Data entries
'''

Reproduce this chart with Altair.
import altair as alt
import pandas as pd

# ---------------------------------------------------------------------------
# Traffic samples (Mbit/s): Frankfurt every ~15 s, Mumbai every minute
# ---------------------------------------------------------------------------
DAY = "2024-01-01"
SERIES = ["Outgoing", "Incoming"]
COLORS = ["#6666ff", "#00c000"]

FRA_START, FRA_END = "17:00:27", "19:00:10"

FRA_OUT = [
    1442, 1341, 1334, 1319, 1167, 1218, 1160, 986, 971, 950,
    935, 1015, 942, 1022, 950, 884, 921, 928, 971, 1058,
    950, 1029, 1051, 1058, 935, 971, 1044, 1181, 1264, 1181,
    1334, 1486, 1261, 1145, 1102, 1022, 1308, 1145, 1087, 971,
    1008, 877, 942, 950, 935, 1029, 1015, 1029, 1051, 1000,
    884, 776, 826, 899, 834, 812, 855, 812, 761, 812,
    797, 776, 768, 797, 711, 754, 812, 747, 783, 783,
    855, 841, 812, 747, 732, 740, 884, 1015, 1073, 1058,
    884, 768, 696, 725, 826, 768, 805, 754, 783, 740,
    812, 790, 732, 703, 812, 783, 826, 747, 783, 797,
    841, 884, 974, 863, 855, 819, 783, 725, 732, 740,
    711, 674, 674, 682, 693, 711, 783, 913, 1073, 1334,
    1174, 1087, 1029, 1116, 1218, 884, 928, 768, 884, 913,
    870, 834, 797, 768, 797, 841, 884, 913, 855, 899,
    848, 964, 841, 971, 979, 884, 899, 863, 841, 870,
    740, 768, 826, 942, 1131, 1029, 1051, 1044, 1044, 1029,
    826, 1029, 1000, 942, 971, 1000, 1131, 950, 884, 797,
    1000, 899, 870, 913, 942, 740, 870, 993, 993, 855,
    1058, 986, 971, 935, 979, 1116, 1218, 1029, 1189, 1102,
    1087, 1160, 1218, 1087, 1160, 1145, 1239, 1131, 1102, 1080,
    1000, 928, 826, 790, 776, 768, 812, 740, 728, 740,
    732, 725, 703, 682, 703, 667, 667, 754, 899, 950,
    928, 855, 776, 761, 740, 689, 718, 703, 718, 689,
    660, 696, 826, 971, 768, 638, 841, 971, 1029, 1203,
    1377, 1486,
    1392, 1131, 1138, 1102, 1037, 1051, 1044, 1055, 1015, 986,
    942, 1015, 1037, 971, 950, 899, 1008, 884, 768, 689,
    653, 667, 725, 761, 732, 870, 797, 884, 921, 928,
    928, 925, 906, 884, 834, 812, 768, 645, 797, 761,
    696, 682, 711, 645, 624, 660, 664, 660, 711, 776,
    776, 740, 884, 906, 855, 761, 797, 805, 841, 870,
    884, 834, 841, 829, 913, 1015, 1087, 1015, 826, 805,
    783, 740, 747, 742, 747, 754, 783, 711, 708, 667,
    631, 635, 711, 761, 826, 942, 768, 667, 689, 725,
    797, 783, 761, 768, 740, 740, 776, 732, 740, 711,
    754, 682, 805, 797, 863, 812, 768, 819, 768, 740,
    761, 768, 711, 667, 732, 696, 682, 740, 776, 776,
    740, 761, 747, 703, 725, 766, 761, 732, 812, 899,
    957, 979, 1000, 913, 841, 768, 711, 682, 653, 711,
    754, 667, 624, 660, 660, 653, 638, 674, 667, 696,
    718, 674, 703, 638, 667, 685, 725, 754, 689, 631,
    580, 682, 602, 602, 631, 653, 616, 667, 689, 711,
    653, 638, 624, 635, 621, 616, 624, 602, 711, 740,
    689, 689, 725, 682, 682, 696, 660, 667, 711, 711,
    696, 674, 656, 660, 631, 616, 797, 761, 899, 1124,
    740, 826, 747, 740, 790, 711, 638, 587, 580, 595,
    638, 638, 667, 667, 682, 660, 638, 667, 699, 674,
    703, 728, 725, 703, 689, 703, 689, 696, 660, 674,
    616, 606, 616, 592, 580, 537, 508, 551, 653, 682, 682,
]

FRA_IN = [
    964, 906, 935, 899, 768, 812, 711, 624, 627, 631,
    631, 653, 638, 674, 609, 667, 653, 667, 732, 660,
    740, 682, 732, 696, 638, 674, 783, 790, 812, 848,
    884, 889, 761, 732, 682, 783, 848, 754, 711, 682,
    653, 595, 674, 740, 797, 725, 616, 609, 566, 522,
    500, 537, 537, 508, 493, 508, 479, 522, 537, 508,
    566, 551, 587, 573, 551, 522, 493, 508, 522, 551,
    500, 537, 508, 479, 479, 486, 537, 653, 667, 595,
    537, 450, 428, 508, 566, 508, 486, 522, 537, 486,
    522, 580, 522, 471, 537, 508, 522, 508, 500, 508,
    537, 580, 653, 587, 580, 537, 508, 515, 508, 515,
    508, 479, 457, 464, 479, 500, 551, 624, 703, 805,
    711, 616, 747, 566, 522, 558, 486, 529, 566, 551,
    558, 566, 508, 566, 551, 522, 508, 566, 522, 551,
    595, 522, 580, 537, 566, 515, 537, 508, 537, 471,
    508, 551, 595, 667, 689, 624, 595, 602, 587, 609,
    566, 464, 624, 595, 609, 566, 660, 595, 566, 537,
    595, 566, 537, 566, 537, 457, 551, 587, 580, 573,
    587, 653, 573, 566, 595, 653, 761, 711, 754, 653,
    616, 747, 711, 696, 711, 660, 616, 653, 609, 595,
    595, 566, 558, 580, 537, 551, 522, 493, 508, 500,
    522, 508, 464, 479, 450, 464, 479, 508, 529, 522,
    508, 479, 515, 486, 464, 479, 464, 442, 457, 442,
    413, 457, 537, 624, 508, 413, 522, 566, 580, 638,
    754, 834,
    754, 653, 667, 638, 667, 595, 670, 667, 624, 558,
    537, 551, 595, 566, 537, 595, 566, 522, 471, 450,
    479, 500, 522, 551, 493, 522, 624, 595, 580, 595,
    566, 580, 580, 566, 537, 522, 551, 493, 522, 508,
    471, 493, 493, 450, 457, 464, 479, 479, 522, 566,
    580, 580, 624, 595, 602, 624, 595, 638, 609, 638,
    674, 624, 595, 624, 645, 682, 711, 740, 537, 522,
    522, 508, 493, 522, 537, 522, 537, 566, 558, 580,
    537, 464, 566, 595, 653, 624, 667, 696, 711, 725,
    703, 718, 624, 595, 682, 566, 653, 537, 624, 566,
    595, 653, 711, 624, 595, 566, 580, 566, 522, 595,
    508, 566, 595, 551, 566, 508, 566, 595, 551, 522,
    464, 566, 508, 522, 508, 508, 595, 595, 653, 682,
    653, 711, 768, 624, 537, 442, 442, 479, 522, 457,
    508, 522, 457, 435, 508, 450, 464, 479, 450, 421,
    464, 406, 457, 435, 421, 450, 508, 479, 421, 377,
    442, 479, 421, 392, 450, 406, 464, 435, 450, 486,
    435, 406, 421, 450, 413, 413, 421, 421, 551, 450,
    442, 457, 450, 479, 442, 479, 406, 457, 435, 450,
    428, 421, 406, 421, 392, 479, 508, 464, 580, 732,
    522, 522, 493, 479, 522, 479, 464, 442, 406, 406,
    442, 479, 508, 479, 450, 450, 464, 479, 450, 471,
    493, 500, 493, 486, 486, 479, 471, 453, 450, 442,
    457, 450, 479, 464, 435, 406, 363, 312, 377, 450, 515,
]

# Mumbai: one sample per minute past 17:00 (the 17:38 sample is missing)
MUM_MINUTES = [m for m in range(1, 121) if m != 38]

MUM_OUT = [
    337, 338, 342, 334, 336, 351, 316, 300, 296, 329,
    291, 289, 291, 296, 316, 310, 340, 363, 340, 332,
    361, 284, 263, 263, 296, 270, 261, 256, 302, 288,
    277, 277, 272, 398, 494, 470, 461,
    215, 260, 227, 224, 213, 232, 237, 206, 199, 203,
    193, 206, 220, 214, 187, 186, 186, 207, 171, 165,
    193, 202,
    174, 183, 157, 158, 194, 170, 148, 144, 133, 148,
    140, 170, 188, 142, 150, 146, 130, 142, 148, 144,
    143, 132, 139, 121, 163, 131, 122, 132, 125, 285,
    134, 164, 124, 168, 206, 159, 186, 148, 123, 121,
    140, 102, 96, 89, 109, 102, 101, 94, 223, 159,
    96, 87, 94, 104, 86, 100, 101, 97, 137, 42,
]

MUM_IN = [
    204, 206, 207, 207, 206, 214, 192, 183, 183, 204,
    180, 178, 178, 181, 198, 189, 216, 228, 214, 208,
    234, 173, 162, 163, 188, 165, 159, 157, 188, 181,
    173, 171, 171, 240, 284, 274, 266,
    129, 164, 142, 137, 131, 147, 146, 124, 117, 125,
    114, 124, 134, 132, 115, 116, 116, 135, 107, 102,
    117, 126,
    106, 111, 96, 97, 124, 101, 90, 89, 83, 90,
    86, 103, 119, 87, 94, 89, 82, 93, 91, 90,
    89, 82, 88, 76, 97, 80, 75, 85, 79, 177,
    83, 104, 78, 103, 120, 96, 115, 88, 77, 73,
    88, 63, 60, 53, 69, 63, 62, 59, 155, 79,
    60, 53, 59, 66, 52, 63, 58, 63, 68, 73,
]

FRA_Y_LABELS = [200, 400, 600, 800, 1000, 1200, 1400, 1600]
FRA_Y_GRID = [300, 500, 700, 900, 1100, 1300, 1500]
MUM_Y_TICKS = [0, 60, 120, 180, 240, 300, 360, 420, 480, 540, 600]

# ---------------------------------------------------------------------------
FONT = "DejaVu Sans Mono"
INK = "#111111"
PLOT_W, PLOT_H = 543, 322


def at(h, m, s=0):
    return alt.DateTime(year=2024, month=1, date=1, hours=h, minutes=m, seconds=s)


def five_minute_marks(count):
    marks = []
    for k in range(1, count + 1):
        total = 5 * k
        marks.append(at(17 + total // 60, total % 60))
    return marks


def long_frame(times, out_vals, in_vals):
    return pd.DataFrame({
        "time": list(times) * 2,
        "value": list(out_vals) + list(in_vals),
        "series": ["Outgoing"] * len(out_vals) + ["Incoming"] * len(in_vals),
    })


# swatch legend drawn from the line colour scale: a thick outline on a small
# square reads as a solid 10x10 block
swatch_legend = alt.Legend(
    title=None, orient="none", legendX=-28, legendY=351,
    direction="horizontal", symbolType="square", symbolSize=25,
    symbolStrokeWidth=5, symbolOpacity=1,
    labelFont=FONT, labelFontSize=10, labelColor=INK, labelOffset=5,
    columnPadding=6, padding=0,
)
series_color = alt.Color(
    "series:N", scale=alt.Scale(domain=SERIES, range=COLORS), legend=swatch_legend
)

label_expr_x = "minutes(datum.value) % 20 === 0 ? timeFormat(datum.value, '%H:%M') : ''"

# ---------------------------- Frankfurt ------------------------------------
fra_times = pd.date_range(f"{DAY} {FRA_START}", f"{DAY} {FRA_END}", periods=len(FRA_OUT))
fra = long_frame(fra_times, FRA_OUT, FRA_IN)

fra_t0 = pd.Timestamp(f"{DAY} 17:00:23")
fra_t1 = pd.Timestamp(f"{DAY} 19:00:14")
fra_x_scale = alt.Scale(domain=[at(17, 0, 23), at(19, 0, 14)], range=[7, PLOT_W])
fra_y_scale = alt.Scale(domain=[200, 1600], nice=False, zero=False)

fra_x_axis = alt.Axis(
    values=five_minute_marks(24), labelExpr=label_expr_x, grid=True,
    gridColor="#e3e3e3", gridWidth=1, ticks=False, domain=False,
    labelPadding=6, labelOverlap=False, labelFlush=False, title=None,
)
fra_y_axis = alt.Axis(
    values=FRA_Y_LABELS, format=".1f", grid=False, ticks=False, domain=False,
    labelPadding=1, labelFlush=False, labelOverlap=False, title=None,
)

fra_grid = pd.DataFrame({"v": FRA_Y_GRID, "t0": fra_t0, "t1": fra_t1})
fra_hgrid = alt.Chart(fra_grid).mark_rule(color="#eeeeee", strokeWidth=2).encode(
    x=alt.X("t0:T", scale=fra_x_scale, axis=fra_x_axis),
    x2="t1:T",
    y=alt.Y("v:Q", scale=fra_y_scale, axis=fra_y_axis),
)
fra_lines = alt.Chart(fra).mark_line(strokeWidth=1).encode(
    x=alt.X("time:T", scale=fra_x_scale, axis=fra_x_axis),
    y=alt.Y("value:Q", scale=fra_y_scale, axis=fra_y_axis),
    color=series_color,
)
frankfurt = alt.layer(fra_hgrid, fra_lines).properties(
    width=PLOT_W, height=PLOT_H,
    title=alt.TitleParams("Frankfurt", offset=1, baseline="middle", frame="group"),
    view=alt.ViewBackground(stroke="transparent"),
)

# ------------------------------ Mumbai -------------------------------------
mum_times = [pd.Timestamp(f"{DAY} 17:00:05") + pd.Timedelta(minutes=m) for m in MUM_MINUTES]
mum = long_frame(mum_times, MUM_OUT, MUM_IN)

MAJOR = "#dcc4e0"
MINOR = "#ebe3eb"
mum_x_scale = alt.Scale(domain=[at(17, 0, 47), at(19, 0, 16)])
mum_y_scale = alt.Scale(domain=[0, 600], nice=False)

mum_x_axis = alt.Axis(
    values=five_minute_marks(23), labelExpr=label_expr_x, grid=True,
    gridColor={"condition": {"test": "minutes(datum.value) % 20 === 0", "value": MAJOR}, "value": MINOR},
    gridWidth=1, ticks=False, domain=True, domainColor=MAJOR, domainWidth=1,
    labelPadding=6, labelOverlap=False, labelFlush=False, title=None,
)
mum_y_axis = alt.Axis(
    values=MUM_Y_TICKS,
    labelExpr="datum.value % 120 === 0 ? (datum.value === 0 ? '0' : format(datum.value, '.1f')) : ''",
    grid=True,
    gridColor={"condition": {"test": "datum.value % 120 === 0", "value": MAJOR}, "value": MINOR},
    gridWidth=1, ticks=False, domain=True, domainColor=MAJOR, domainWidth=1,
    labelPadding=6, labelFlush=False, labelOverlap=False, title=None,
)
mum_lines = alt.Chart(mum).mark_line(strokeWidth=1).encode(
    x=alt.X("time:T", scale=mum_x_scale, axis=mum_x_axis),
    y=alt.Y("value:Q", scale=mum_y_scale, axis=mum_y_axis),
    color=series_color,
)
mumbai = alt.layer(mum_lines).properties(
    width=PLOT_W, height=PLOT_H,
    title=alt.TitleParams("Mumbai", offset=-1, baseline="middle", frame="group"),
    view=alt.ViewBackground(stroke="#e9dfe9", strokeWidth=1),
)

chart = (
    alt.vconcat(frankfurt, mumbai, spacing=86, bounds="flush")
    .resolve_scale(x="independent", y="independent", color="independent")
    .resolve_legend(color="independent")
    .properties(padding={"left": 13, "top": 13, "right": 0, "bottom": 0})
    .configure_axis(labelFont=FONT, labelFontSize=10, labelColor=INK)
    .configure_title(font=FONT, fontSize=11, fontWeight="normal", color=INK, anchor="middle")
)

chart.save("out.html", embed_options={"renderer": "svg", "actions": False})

'''
'''

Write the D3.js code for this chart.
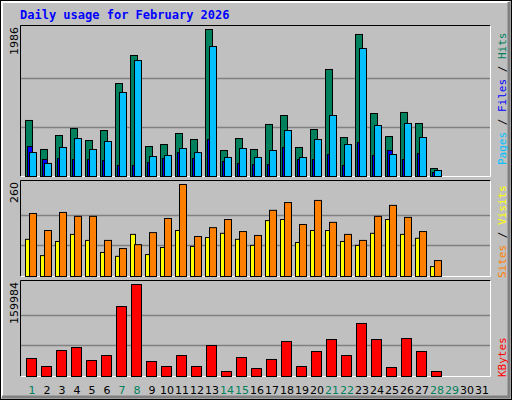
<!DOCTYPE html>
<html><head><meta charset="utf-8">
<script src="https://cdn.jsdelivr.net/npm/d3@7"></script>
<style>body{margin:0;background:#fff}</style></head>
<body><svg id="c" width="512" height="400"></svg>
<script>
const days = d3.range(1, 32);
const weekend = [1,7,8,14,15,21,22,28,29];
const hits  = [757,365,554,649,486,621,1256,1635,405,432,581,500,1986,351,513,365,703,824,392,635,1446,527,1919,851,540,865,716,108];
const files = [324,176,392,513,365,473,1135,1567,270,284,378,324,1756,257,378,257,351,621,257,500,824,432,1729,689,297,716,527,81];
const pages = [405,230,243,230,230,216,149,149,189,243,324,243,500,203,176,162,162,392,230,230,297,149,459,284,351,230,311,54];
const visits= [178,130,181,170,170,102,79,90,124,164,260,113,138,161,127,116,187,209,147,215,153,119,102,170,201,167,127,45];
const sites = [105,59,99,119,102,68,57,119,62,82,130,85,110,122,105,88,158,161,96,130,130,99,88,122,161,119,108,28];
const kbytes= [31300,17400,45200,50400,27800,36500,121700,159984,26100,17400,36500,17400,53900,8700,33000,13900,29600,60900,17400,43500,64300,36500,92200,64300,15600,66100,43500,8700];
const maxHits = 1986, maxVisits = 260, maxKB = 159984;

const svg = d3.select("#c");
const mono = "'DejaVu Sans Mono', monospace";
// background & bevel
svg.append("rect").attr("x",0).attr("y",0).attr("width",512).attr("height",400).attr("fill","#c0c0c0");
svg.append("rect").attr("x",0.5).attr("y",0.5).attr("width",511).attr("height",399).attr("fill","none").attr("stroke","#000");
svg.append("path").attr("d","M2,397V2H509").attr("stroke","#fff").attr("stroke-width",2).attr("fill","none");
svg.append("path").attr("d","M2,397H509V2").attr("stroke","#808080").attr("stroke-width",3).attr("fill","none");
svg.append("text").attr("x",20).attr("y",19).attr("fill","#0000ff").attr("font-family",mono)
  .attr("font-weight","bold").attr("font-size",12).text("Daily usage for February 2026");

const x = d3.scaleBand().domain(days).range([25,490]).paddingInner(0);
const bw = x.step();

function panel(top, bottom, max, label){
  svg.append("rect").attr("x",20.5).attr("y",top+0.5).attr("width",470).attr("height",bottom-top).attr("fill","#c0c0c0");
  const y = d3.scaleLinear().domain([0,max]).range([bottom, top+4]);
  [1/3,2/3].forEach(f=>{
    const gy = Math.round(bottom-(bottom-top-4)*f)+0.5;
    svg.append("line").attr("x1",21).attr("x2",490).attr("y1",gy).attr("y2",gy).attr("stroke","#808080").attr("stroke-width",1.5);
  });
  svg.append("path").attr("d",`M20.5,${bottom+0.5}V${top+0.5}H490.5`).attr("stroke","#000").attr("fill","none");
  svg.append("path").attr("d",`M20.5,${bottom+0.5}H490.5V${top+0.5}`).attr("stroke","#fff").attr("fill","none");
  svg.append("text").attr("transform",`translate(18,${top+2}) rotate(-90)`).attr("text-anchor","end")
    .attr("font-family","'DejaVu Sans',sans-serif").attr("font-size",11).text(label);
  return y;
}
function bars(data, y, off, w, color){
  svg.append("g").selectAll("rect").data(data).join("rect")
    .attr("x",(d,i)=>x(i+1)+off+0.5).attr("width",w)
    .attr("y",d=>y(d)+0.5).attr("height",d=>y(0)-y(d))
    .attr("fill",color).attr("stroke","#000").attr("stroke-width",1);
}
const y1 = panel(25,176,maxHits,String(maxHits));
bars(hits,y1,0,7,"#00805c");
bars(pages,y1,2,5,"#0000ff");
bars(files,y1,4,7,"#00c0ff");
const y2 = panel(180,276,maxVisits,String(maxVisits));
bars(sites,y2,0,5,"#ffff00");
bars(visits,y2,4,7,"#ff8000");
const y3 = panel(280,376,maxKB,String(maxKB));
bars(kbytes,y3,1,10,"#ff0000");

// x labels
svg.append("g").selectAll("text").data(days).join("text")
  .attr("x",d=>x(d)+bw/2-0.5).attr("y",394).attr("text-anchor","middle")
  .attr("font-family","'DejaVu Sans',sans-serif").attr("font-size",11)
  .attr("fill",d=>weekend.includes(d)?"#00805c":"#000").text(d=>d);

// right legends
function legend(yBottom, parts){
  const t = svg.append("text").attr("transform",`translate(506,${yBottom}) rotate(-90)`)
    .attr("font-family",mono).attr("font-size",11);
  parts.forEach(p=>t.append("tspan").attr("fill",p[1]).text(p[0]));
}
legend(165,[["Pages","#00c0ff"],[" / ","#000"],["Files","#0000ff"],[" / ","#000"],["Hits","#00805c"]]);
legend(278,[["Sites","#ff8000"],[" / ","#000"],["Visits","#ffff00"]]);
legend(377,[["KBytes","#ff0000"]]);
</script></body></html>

'''
'''

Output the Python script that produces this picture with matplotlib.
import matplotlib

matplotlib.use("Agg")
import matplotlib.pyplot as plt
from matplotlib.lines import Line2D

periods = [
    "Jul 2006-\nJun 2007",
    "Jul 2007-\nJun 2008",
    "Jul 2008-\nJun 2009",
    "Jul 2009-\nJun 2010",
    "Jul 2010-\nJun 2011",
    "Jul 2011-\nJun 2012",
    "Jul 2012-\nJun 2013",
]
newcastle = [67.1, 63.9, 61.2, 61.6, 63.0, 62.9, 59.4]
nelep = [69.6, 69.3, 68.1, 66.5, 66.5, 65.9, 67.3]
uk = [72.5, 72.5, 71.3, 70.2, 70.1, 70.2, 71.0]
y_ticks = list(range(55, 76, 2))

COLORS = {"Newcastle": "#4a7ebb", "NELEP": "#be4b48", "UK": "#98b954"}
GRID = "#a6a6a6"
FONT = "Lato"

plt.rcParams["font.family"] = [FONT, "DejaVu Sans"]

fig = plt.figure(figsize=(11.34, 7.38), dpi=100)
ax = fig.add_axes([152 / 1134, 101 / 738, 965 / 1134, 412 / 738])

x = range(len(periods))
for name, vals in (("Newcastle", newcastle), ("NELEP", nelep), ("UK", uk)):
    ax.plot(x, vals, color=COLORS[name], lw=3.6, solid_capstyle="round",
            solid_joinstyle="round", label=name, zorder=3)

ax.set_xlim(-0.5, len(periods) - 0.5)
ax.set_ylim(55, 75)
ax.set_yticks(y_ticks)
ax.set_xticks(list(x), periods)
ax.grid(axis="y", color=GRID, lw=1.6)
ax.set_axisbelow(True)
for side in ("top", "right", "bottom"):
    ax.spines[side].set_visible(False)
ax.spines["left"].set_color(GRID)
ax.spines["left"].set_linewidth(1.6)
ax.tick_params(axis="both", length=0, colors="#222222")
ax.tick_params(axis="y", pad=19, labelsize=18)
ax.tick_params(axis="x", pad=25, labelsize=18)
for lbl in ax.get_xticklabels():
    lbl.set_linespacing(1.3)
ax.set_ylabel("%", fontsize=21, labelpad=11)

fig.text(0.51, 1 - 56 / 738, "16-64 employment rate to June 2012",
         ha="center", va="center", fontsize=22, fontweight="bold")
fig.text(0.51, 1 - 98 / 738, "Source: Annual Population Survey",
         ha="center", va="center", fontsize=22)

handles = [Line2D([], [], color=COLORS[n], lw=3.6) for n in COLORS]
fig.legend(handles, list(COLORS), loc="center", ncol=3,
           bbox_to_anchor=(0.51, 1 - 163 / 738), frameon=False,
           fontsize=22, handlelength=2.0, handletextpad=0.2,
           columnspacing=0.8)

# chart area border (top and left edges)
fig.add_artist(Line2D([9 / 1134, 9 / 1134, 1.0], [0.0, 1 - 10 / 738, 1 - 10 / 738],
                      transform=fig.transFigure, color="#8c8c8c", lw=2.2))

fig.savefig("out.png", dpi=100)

'''

AIM OF THE EXERCISE
Nothing but the lines from the one with "Output the Python" through the one with "from matplotlib.lines import Line2D" should be retyped; include both and keep them exact.

CORRECT ANSWER
Output the Python script that produces this picture with matplotlib.
import matplotlib

matplotlib.use("Agg")
import matplotlib.pyplot as plt
from matplotlib.lines import Line2D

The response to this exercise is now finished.